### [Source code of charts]
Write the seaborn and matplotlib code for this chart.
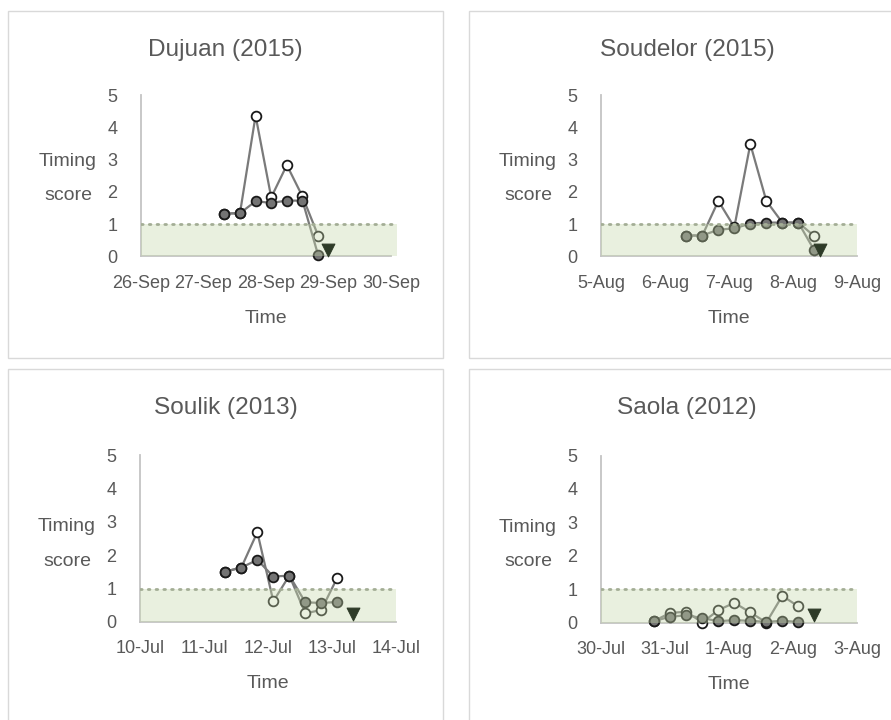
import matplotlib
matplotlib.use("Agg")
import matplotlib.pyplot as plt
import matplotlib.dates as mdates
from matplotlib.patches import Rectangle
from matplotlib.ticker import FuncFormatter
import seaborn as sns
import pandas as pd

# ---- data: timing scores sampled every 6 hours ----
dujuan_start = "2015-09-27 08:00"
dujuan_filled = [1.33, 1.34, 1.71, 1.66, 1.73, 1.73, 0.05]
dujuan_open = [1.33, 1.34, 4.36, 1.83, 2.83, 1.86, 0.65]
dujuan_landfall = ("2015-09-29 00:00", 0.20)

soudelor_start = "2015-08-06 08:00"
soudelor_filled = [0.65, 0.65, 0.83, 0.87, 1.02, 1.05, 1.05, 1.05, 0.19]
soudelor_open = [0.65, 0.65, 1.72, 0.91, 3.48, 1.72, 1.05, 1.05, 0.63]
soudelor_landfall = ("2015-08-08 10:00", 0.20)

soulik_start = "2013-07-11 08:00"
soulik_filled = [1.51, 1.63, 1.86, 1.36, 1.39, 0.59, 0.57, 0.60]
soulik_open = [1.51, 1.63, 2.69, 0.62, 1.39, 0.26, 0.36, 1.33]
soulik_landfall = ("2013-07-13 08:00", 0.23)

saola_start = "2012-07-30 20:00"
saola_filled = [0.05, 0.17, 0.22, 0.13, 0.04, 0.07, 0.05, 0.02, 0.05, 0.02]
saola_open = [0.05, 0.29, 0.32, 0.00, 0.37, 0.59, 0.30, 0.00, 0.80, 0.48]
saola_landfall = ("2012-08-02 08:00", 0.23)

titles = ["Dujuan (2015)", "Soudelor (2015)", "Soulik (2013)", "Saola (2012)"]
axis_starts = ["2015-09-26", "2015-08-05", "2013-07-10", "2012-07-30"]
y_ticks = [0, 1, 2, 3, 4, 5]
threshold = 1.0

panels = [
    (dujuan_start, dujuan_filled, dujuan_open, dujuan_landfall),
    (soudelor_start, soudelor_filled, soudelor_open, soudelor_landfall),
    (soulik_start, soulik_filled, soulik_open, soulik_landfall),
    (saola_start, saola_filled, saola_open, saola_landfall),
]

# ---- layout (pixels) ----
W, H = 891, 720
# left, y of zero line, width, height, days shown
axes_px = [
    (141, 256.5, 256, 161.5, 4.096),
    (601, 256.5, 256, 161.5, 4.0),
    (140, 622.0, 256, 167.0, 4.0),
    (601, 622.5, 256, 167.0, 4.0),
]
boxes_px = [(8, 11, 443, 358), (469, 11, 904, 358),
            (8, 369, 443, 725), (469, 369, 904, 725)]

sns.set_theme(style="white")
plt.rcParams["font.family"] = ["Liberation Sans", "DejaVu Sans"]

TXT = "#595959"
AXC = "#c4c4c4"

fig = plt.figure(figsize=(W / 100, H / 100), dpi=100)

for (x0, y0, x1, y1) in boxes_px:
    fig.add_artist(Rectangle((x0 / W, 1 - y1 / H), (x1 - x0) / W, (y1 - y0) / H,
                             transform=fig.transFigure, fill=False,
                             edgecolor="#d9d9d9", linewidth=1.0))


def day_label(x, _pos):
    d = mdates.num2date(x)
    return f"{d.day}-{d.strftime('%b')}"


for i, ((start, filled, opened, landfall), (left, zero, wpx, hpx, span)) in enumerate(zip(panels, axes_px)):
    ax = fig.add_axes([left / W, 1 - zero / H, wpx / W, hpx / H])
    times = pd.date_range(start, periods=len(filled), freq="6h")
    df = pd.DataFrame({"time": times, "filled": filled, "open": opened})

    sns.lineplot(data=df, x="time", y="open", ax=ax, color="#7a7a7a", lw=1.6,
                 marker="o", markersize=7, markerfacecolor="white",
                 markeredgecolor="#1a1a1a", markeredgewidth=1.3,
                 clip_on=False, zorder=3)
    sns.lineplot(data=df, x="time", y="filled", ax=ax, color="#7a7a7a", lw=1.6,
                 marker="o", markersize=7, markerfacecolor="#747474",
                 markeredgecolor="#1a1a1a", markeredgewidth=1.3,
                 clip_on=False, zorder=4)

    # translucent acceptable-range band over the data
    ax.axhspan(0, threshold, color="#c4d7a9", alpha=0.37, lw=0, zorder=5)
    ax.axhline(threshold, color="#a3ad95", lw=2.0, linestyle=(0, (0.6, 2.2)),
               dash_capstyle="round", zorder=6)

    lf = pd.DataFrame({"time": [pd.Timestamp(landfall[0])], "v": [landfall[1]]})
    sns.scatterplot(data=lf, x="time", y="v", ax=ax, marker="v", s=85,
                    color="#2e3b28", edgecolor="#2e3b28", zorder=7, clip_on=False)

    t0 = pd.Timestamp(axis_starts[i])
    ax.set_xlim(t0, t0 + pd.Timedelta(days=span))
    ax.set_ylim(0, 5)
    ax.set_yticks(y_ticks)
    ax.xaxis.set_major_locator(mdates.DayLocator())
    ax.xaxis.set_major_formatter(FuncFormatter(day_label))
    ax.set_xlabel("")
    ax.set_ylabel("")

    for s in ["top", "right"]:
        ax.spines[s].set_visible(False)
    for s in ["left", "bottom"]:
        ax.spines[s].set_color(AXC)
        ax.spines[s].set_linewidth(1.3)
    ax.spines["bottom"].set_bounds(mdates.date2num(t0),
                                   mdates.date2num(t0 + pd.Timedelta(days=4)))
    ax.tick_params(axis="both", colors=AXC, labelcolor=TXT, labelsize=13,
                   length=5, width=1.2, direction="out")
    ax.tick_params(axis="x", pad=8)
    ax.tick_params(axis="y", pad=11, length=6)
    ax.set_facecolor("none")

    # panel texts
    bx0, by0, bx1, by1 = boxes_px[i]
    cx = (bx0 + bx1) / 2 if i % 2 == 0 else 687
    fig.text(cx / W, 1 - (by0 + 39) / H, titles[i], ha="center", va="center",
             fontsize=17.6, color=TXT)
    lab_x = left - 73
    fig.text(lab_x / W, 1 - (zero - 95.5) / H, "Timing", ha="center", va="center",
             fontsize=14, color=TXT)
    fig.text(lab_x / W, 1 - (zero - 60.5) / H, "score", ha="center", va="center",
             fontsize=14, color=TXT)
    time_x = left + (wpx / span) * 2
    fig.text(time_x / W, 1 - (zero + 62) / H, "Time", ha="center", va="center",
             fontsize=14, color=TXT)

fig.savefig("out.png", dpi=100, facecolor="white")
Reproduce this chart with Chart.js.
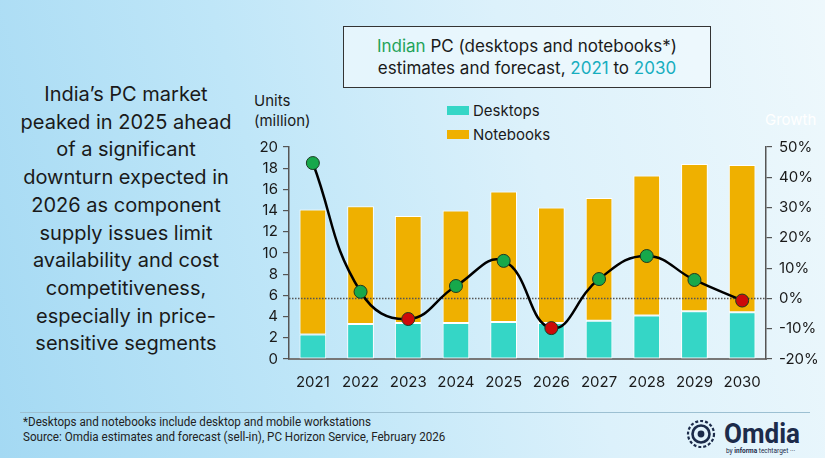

### [Task details]
Provide the number of lines in these entries that hold the word "seaborn", without any accompanying text.

### [Reply]
2